Postman today revealed it has developed artificial intelligence (AI) agents for its platform for designing and building application programming interfaces (APIs).
Announced at the POST/CON 2025 event, the Agent Mode enables developers to, via a natural language interface, automate entire multi-step workflows spanning the designing, testing, documenting and monitoring of a single API or a logical group of APIs, known as collections.
Postman CEO Abhinav Asthana said unlike an AI copilot, Agent Mode natively executes tasks in a way that understands the actual intent of an API developer.
The overall goal is to reduce the amount of time required to build and deploy an API from weeks to a few hours using a set of repeatable workflows created by an AI agent, he added.
Additionally, developers will be able to integrate the Postman agent with other AI agents via a model context protocol (MCP) server that Postman added last month.
Finally, Postman is also committing to make it possible for developers to alternatively employ AI agents they create to build, develop and test APIs.

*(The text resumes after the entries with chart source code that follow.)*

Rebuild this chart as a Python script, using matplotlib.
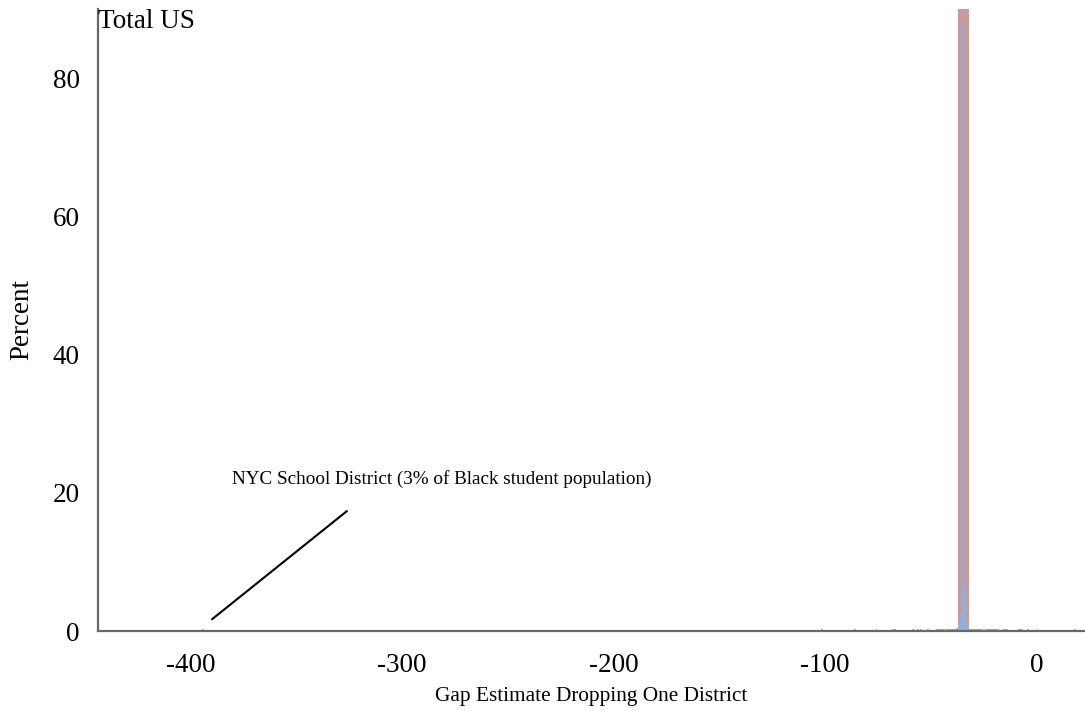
import numpy as np
import matplotlib
matplotlib.use('Agg')
import matplotlib.pyplot as plt

plt.rcParams['font.family'] = ['Liberation Serif', 'DejaVu Serif']

# 한 학군을 제외한 격차 추정치 분포 (구간 왼쪽/오른쪽 끝, 퍼센트)
blue_left = [-394.6, -101.9, -86.1, -76.0, -68.4, -58.8, -56.4, -55.0, -51.7,
             -47.6, -42.9, -38.0, -37.0, -36.2, -35.4, -34.6, -33.4,
             -32.4, -24.3, -16.3, -8.7, -4.5, 0.2, 17.7]
blue_right = [-393.8, -101.1, -85.3, -75.2, -66.4, -58.0, -55.6, -54.2, -50.9,
              -43.2, -38.0, -37.0, -36.2, -35.4, -34.6, -33.4, -32.6,
              -25.3, -17.7, -13.5, -6.4, -3.5, 0.9, 18.7]
blue_pct = [0.25, 0.35, 0.35, 0.35, 0.35, 0.35, 0.35, 0.35, 0.35,
            0.35, 0.35, 0.5, 1.2, 2.6, 88.0, 6.6, 1.2,
            0.35, 0.35, 0.35, 0.35, 0.35, 0.35, 0.35]

# 전체 추정치 (한 구간)
red_left = [-37.1]
red_right = [-31.9]
red_pct = [100.0]

x_ticks = [-400, -300, -200, -100, 0]
y_ticks = [0, 20, 40, 60, 80]

fig = plt.figure(figsize=(10.85, 7.11), dpi=100)
ax = fig.add_axes([0.0903, 0.1125, 0.9097, 0.875])

ax.bar(red_left, red_pct, width=np.subtract(red_right, red_left), align='edge',
       color='#c99a9a', linewidth=0, zorder=1)
ax.bar(blue_left, blue_pct, width=np.subtract(blue_right, blue_left), align='edge',
       color='#8fb0d8', linewidth=0, zorder=2)

ax.set_xlim(-443.7, 22.9)
ax.set_ylim(0, 90)
ax.set_xticks(x_ticks)
ax.set_xticklabels([str(t) for t in x_ticks])
ax.set_yticks(y_ticks)
ax.tick_params(axis='both', length=0, labelsize=19.5)
ax.tick_params(axis='x', pad=16)
ax.tick_params(axis='y', pad=13)

for s in ['top', 'right']:
    ax.spines[s].set_visible(False)
for s in ['left', 'bottom']:
    ax.spines[s].set_color('#686868')
    ax.spines[s].set_linewidth(1.6)

ax.set_xlabel('Gap Estimate Dropping One District', fontsize=15.3, labelpad=6)
ax.set_ylabel('Percent', fontsize=19.5)
ax.yaxis.set_label_coords(-0.065, 0.5)

ax.text(0, 1.0, 'Total US', transform=ax.transAxes, ha='left', va='top', fontsize=19.5)

ax.annotate('', xy=(-390.8, 1.45), xytext=(-325.0, 17.6),
            arrowprops=dict(arrowstyle='-', color='black', lw=1.5))
ax.text(-380.4, 22.0, 'NYC School District (3% of Black student population)',
        fontsize=13.8, ha='left', va='center')

plt.savefig('out.png', dpi=100)
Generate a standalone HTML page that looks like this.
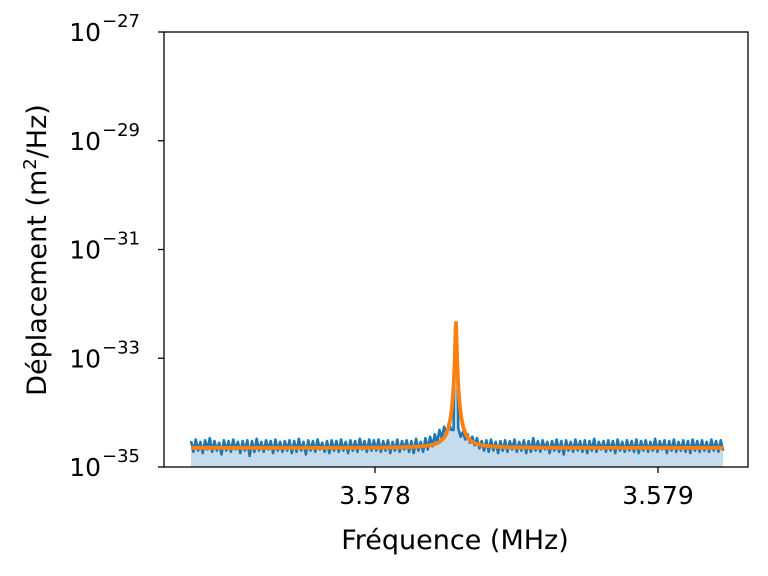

Postman Insights, now available in a more open beta, will then provide the tools required to track usage of any API created in real time, noted Asthana.
It’s still early days so far as usage of AI tools to build APIs is concerned, but reliance on them within AI applications is already pervasive. Based on data collected from the Postman API Platform between May 2023 and April 2025, developers made more than 7 million API requests involving AI. The OpenAI platform accounted for 60% of that activity, but API traffic involving Meta Llama and Google Gemini grew by a factor of seven and five, respectively.
In total, there are more than 40 million developers that make use of Postman tools to build APIs for 500,000 organizations. The Postman API Network is being used to expose more than 100,000 of those APIs to drive multiple application services. As AI agents make it simpler for both developers and now non-technical end users to build and deploy APIs, the volume of activity is only going to continue to exponentially increase, noted Asthana.
Each organization will need to determine how extensively to rely on AI agents to build and deploy APIs, but it will, if necessary, be possible to rollback any tasks completed by an AI agent, said Asthana.
The one thing that is certain is that API documentation should substantially improve. Most application developers don’t especially enjoy creating documentation, which can be a significant issue whenever a DevOps team needs to troubleshoot an application.
Hopefully, an AI agent trained to develop APIs will lead to higher quality. APIs, in particular, have become the focal point for cybersecurity attacks because in addition to enabling the exfiltration of data they can also be a vehicle for corrupting business logic.
In the meantime, however, IT leaders in the months ahead might want to revisit not just how APIs are created, but also managed, secured and updated in the age of AI.